• Stated goal: Your task is to retype, word for word, the lines from the start of the data through the line holding "y_ticks = [80, 90, 100, 110]". Do not include the pictures.

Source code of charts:
** start **
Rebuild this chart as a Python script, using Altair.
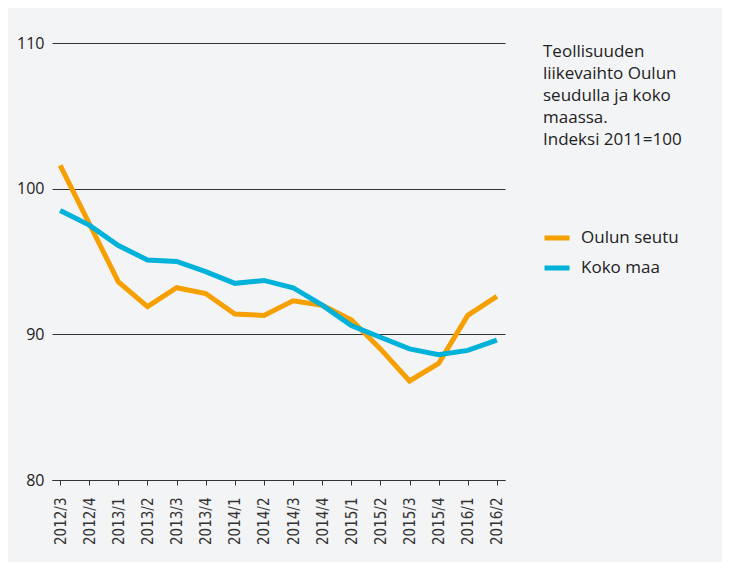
import altair as alt
import pandas as pd

quarters = ["2012/3", "2012/4", "2013/1", "2013/2", "2013/3", "2013/4",
            "2014/1", "2014/2", "2014/3", "2014/4", "2015/1", "2015/2",
            "2015/3", "2015/4", "2016/1", "2016/2"]
oulun_seutu = [101.6, 97.6, 93.6, 91.9, 93.2, 92.8, 91.4, 91.3,
               92.3, 92.0, 91.0, 89.0, 86.8, 88.0, 91.3, 92.6]
koko_maa = [98.5, 97.5, 96.1, 95.1, 95.0, 94.3, 93.5, 93.7,
            93.2, 92.0, 90.6, 89.8, 89.0, 88.6, 88.9, 89.6]
series_names = ["Oulun seutu", "Koko maa"]
series_colors = ["#f59f00", "#00b1d9"]
title_lines = ["Teollisuuden", "liikevaihto Oulun", "seudulla ja koko",
               "maassa.", "Indeksi 2011=100"]
y_ticks = [80, 90, 100, 110]

rows = []
for q, a, b in zip(quarters, oulun_seutu, koko_maa):
    rows.append({"q": q, "series": series_names[0], "v": a})
    rows.append({"q": q, "series": series_names[1], "v": b})
df = pd.DataFrame(rows)

lines = alt.Chart(df).mark_line(strokeWidth=5, strokeJoin="miter").encode(
    x=alt.X("q:N", sort=quarters,
            scale=alt.Scale(type="point", padding=0.28),
            axis=alt.Axis(title=None, labelAngle=270, labelFont="DejaVu Sans Condensed",
                          labelFontSize=15, labelFontWeight="normal", labelColor="#333",
                          tickColor="#333", tickSize=5, domainColor="#333",
                          labelPadding=12, grid=False)),
    y=alt.Y("v:Q", scale=alt.Scale(domain=[80, 110], nice=False, zero=False),
            axis=alt.Axis(title=None, values=y_ticks, domain=False, ticks=False,
                          labelFont="Open Sans", labelFontSize=16, labelColor="#222",
                          labelPadding=8, grid=True, gridColor="#333",
                          gridOpacity=1, gridWidth=1)),
    color=alt.Color("series:N", sort=series_names,
                    scale=alt.Scale(domain=series_names, range=series_colors),
                    legend=alt.Legend(title=None, orient="none", legendX=490, legendY=180,
                                      symbolType="stroke", symbolSize=625,
                                      symbolStrokeWidth=5, labelFont="Open Sans",
                                      labelFontSize=17, labelColor="#222",
                                      labelOffset=9, rowPadding=5)),
)

title_df = pd.DataFrame({"t": ["\n".join(title_lines)]})
title = alt.Chart(title_df).mark_text(
    align="left", baseline="alphabetic", lineBreak="\n", lineHeight=22,
    font="Open Sans", fontSize=17, color="#222"
).encode(text="t:N", x=alt.value(491), y=alt.value(14))

chart = alt.layer(lines, title).properties(
    width=453, height=437,
    autosize=alt.AutoSizeParams(type="none"),
    padding={"left": 44, "top": 35, "right": 217, "bottom": 82},
    background="#f3f4f6",
).configure_view(stroke=None)

chart.save("out.html", embed_options={"renderer": "svg", "actions": False})
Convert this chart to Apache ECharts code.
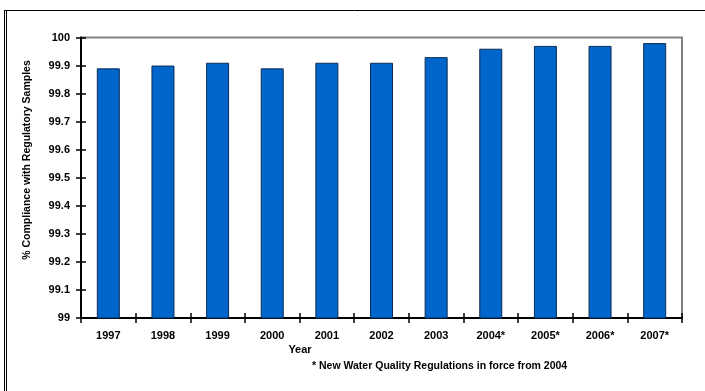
** end **
• Response for this exercise:
Rebuild this chart as a Python script, using Altair.
import altair as alt
import pandas as pd

quarters = ["2012/3", "2012/4", "2013/1", "2013/2", "2013/3", "2013/4",
            "2014/1", "2014/2", "2014/3", "2014/4", "2015/1", "2015/2",
            "2015/3", "2015/4", "2016/1", "2016/2"]
oulun_seutu = [101.6, 97.6, 93.6, 91.9, 93.2, 92.8, 91.4, 91.3,
               92.3, 92.0, 91.0, 89.0, 86.8, 88.0, 91.3, 92.6]
koko_maa = [98.5, 97.5, 96.1, 95.1, 95.0, 94.3, 93.5, 93.7,
            93.2, 92.0, 90.6, 89.8, 89.0, 88.6, 88.9, 89.6]
series_names = ["Oulun seutu", "Koko maa"]
series_colors = ["#f59f00", "#00b1d9"]
title_lines = ["Teollisuuden", "liikevaihto Oulun", "seudulla ja koko",
               "maassa.", "Indeksi 2011=100"]
y_ticks = [80, 90, 100, 110]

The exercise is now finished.